**WHAT YOU ARE ASKED TO DO:** Starting at the first line of the data, please print exactly those lines through the one that holds "const seriesNames = ['HOMICIDIO", omitting every picture.

---------- MATERIAL ----------

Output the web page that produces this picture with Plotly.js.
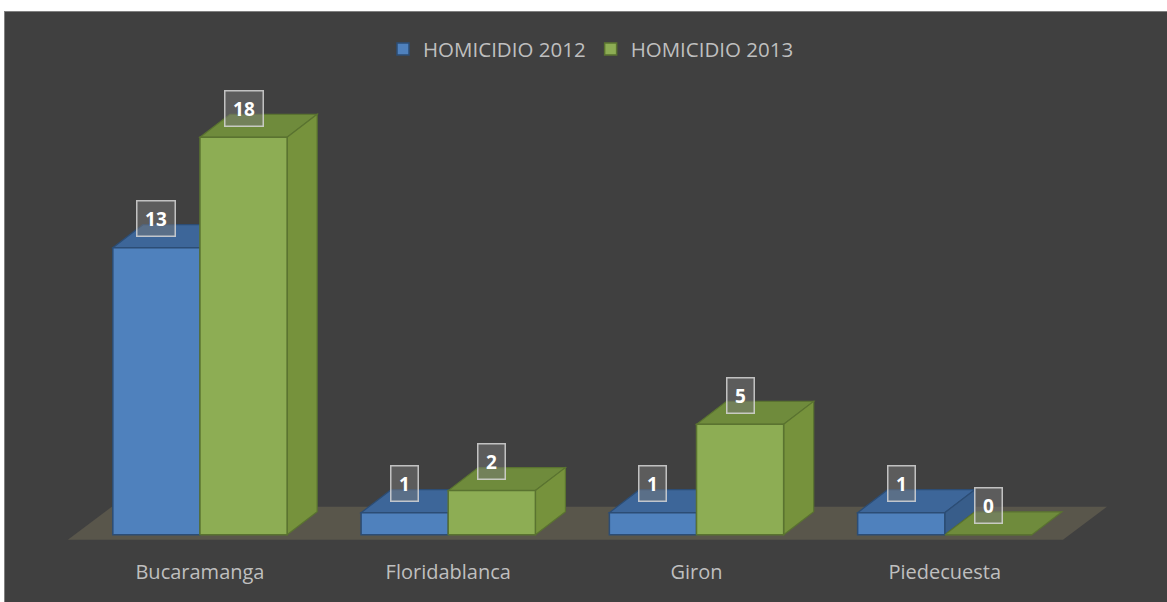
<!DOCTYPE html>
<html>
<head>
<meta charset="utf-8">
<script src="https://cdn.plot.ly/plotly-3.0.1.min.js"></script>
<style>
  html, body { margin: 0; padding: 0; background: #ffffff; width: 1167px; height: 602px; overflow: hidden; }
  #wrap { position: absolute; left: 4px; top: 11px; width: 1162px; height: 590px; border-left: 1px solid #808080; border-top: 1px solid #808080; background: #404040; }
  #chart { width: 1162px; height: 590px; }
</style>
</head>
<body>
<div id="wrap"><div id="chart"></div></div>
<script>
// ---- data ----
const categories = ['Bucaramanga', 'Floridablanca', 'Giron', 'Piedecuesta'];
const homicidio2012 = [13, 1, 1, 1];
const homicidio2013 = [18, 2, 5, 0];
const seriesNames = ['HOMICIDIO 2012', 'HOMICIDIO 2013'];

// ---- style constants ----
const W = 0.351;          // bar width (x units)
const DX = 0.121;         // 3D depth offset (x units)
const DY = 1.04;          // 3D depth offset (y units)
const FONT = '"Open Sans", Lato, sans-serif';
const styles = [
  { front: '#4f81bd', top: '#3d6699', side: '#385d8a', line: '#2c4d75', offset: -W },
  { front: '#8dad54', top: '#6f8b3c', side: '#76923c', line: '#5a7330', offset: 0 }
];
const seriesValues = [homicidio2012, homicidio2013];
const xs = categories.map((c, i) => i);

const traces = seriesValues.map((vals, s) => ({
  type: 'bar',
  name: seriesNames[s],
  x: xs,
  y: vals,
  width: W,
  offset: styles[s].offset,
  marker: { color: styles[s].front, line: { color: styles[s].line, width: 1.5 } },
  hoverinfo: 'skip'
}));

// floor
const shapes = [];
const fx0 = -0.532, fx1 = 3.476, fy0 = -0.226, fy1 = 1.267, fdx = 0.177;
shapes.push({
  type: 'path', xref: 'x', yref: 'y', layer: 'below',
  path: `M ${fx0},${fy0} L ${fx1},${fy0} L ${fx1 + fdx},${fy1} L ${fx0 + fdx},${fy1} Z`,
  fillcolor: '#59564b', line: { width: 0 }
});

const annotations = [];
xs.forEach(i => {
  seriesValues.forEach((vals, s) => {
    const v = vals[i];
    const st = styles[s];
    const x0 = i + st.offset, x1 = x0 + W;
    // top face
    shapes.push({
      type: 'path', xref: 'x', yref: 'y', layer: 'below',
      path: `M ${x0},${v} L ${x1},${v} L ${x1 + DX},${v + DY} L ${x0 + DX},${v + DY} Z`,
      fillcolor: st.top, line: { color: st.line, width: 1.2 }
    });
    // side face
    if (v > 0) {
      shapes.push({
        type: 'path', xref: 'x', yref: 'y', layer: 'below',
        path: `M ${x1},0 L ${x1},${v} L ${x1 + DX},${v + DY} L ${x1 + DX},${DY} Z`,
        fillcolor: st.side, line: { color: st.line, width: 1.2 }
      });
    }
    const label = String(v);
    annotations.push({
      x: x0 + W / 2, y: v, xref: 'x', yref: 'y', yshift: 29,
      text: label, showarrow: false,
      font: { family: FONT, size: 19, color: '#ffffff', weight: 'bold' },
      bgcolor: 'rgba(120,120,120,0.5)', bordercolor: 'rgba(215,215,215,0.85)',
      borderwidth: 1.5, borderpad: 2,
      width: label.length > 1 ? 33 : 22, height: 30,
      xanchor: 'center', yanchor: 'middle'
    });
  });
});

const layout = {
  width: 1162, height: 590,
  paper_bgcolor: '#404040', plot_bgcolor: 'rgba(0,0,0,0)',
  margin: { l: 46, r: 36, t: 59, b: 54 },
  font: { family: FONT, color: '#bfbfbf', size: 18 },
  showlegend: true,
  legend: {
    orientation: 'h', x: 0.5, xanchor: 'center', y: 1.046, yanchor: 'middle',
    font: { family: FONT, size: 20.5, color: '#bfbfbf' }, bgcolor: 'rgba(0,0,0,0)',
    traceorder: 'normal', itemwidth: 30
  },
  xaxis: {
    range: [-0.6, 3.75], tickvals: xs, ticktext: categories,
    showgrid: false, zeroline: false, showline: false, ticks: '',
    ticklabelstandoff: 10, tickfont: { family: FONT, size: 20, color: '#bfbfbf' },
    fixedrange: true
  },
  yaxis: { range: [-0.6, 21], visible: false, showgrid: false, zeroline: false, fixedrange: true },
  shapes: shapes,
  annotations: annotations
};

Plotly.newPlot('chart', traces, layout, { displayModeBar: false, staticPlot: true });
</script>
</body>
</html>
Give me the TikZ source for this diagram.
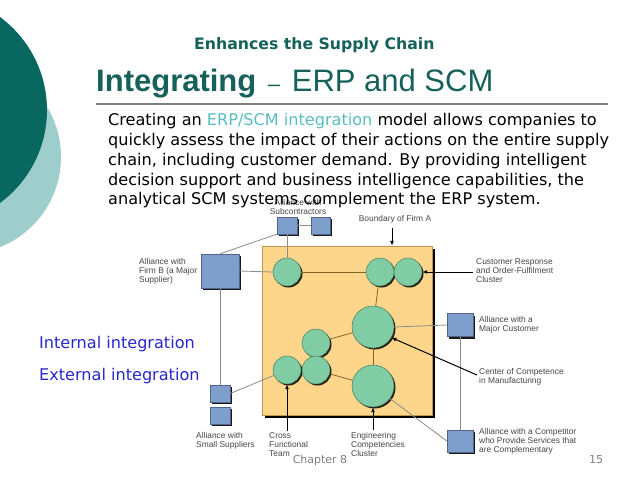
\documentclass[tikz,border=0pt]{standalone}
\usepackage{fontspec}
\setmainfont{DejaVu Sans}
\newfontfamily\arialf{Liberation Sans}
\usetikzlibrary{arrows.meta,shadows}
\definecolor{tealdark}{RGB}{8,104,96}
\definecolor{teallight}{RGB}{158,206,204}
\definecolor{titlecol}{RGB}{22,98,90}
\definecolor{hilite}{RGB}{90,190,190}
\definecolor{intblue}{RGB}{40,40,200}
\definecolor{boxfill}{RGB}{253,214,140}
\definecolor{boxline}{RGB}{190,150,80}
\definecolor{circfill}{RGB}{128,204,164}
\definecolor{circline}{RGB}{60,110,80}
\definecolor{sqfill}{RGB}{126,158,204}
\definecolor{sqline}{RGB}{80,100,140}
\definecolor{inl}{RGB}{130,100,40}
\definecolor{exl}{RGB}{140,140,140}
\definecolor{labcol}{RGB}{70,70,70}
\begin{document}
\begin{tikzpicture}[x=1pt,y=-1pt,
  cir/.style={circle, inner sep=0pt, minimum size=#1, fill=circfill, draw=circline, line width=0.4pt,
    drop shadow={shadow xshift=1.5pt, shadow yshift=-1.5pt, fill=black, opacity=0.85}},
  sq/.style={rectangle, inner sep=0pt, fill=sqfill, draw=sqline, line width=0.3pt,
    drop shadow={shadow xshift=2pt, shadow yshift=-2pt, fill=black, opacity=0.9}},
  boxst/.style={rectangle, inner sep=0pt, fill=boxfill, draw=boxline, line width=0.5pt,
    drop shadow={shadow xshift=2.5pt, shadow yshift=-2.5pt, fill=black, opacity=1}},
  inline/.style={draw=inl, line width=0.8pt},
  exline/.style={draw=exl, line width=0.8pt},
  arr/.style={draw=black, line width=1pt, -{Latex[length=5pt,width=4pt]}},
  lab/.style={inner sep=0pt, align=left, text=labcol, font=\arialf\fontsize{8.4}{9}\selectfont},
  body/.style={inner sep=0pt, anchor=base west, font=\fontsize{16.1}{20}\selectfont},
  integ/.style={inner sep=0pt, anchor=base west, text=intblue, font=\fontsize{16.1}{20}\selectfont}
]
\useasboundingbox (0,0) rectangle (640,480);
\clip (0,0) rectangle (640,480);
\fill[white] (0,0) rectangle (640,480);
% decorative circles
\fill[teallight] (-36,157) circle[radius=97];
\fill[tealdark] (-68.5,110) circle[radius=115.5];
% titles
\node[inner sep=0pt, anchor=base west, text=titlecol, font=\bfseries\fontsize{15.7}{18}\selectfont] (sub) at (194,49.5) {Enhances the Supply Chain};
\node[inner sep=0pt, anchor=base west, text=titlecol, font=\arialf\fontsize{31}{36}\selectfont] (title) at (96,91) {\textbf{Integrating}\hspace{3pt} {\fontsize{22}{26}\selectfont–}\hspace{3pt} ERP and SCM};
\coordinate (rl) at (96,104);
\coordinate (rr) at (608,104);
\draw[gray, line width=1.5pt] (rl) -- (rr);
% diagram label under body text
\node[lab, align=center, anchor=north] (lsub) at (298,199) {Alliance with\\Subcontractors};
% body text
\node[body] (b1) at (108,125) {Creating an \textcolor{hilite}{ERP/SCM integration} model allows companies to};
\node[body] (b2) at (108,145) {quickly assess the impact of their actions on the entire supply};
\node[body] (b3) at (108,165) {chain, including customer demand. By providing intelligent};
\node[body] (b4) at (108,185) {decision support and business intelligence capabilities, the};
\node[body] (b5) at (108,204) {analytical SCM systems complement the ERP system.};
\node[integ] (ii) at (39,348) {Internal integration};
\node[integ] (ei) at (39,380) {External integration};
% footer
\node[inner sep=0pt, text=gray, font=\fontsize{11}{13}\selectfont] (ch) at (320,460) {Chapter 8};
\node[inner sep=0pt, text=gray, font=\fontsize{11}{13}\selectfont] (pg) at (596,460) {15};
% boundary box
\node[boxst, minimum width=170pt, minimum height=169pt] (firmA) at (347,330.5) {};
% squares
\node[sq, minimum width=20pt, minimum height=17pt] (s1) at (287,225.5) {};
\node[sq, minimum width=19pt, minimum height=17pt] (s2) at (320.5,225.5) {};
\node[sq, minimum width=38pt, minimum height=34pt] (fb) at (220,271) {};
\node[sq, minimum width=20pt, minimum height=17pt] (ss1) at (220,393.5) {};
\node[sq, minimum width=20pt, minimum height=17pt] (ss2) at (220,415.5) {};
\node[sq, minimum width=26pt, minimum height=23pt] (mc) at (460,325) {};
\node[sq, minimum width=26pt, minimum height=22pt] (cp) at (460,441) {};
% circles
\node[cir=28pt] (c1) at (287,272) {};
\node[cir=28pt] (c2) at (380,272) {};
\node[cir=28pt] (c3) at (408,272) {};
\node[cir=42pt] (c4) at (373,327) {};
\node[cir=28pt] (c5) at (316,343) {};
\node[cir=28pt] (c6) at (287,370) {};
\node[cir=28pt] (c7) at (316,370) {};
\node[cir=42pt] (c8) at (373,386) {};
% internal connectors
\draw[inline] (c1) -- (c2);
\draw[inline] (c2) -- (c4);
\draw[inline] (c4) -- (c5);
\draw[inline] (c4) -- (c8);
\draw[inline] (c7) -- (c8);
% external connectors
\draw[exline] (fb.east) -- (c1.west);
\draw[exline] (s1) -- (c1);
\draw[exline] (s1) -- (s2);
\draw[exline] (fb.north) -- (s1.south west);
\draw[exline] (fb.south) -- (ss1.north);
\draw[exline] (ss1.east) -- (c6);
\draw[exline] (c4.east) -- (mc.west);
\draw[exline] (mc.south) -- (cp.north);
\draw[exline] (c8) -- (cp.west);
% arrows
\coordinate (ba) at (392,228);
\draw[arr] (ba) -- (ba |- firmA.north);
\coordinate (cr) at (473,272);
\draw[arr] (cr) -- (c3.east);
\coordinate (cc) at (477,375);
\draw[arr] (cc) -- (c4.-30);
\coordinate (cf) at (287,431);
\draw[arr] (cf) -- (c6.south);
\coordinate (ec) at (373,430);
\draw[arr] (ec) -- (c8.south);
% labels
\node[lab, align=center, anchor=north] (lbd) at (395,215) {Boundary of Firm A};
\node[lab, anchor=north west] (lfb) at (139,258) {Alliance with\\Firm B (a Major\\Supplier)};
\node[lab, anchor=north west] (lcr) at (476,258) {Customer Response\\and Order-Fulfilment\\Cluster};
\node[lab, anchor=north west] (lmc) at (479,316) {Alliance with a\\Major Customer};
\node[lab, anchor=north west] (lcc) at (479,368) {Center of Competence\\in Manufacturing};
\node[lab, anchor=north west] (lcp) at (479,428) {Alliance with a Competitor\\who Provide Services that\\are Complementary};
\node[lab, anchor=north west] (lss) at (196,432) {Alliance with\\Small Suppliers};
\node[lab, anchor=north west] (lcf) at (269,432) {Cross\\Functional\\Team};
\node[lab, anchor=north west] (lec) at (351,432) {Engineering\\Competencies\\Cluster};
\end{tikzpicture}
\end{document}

----------

**EXERCISE SOLUTION:**
Output the web page that produces this picture with Plotly.js.
<!DOCTYPE html>
<html>
<head>
<meta charset="utf-8">
<script src="https://cdn.plot.ly/plotly-3.0.1.min.js"></script>
<style>
  html, body { margin: 0; padding: 0; background: #ffffff; width: 1167px; height: 602px; overflow: hidden; }
  #wrap { position: absolute; left: 4px; top: 11px; width: 1162px; height: 590px; border-left: 1px solid #808080; border-top: 1px solid #808080; background: #404040; }
  #chart { width: 1162px; height: 590px; }
</style>
</head>
<body>
<div id="wrap"><div id="chart"></div></div>
<script>
// ---- data ----
const categories = ['Bucaramanga', 'Floridablanca', 'Giron', 'Piedecuesta'];
const homicidio2012 = [13, 1, 1, 1];
const homicidio2013 = [18, 2, 5, 0];
const seriesNames = ['HOMICIDIO 2012', 'HOMICIDIO 2013'];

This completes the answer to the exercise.